We already see some of this with student loans. The government decided that education is important, so it created federally-backed student loans that anyone can apply for, and effectively increased the amount of money available for education by a large amount. Some of this did go into increasing the number of kids that could go to college, but much of it just went into increasing the price of education. Plus, the supply of good jobs didn't really go up by much, so all those extra kids who went to college are now fighting over the same jobs they would've gotten in the first place, just with crushing debt burdens.

4 comments

+1 on this also. I'm not sure how this would play out. The prices might just normalize for the middle class, as if they ended up getting no UBI at all. But if rent and food prices go up across the board then it'll be as if it has no effect at all.

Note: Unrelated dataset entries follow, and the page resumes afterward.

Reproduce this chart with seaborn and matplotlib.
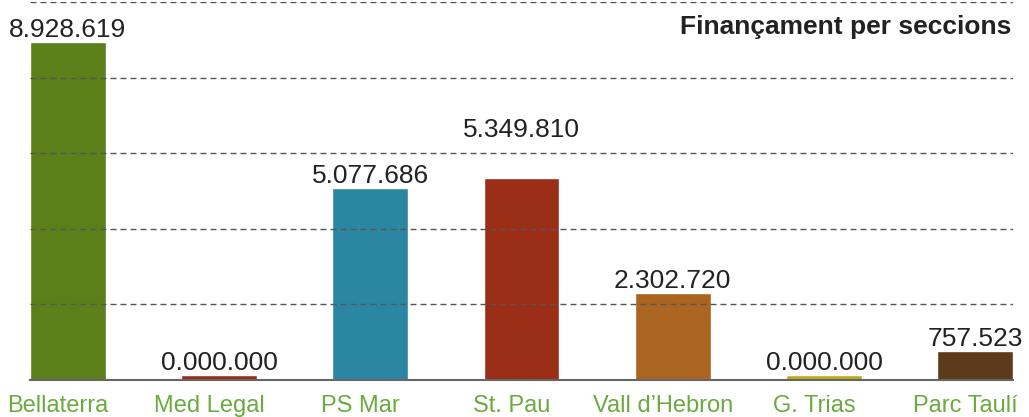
import pandas as pd
import matplotlib
matplotlib.use('Agg')
import matplotlib.pyplot as plt
import matplotlib.transforms as mtransforms
import seaborn as sns

# data
seccions = ['Bellaterra', 'Med Legal', 'PS Mar', 'St. Pau', 'Vall d\u2019Hebron', 'G. Trias', 'Parc Taul\u00ed']
financament = [8928619, 0, 5077686, 5349810, 2302720, 0, 757523]
colors = ['#5b8019', '#9a2e16', '#2b86a2', '#9a2e16', '#ab6520', '#bfa81c', '#5c3a1a']
# extra lift (points) of the value labels, St. Pau is pushed up in the original
label_lift = [0, 0, 0, 26, 0, 0, 0]

# empty sections still get a thin visible bar
min_bar = 145000

df = pd.DataFrame({'seccio': seccions, 'valor': financament})
df['alt'] = df['valor'].clip(lower=min_bar)

sns.set_style('white')
plt.rcParams['font.family'] = ['Liberation Sans', 'DejaVu Sans']

fig = plt.figure(figsize=(10.29, 4.17), dpi=100)
ax = fig.add_axes([30 / 1029, 37 / 417, 983 / 1029, 378 / 417])

sns.barplot(data=df, x='seccio', y='alt', hue='seccio', palette=colors,
            legend=False, width=0.5, saturation=1, ax=ax, zorder=2)

ax.set_xlim(-0.25, len(seccions) - 0.75)
ax.set_ylim(0, 10000000)
ax.set_yticks(range(0, 10000001, 2000000))
ax.yaxis.grid(True, color='#555555', linestyle=(0, (4.3, 2.9)), linewidth=1, zorder=3)
ax.set_axisbelow(False)
for s in ['top', 'right', 'left']:
    ax.spines[s].set_visible(False)
ax.spines['bottom'].set_color('#666666')
ax.spines['bottom'].set_linewidth(1.5)
ax.spines['bottom'].set_zorder(4)

ax.set_yticklabels([])
ax.tick_params(axis='y', length=0)
ax.tick_params(axis='x', length=0, pad=11, labelsize=17, labelcolor='#6aaa3f')
ax.set_xlabel('')
ax.set_ylabel('')

# tick labels sit a little left of the bar centres
shift = mtransforms.ScaledTranslation(-10 / 100, 0, fig.dpi_scale_trans)
for lbl in ax.get_xticklabels():
    lbl.set_transform(lbl.get_transform() + shift)

for i, (v, h) in enumerate(zip(df['valor'], df['alt'])):
    txt = '{:,}'.format(v).replace(',', '.') if v > 0 else '0.000.000'
    ax.annotate(txt, (i, h), xytext=(0, label_lift[i]), textcoords='offset points',
                ha='center', va='bottom', fontsize=19, color='#222222')

ax.text(0.998, 0.933, 'Finan\u00e7ament per seccions', transform=ax.transAxes,
        ha='right', va='center', fontsize=19, fontweight='bold', color='#222222')

fig.savefig('out.png', dpi=100)
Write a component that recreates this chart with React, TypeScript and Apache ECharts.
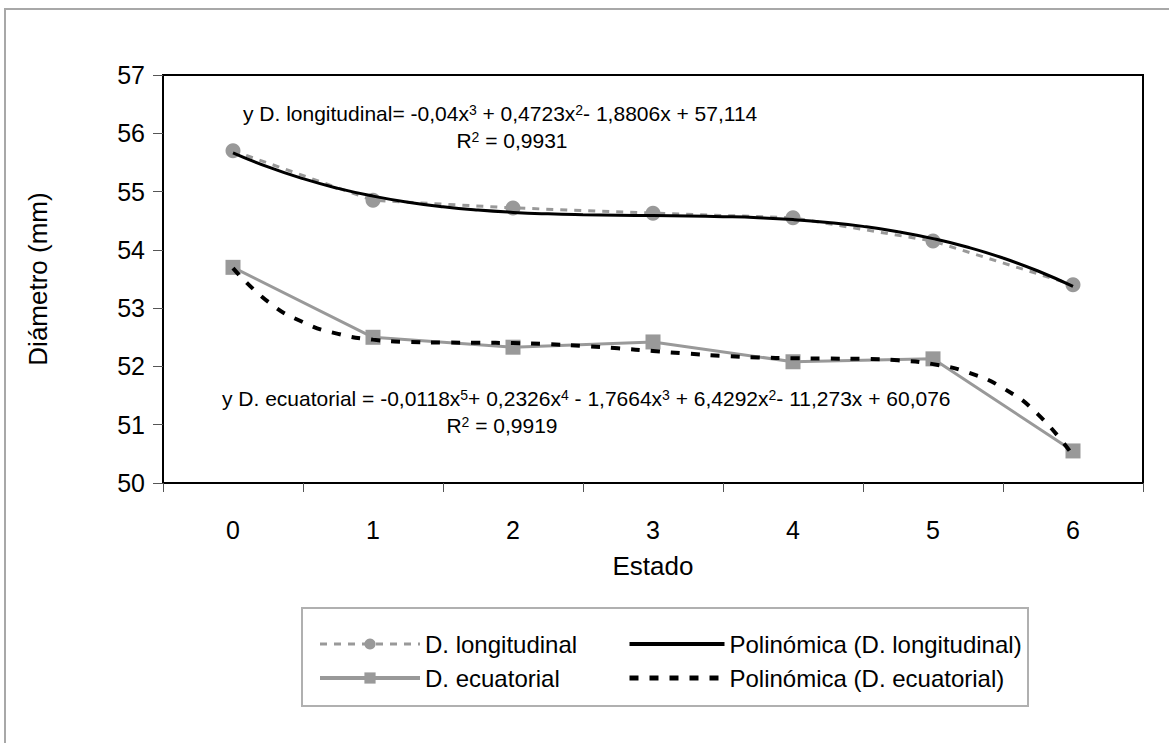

The upside is that the UBI will still support people that end up with financial shocks -- something unexpected happening in their lives. That little bit could help a lot

People keep saying that UBI will replace wages at the low end so those people won't have more money to spend. But for the middle class there will be inflation.
I'm still worried about this, and I can't get anyone to sketch a model showing this would not be the case (but see below, maybe it's way too easy to sketch a model showing anything you want).

Closest I got to seeing a counterargument is me vs. JoeAltmaier a couple of weeks ago:

https://news.ycombinator.com/item?id=18569493

Yes, this is my main concern as well, and I haven't seen a satisfying answer to it. I'm bullish on UBI anyway because it answers a lot of questions of how to handle poverty and what to do with our societal wealth, but this one unanswered and fundamental question remains.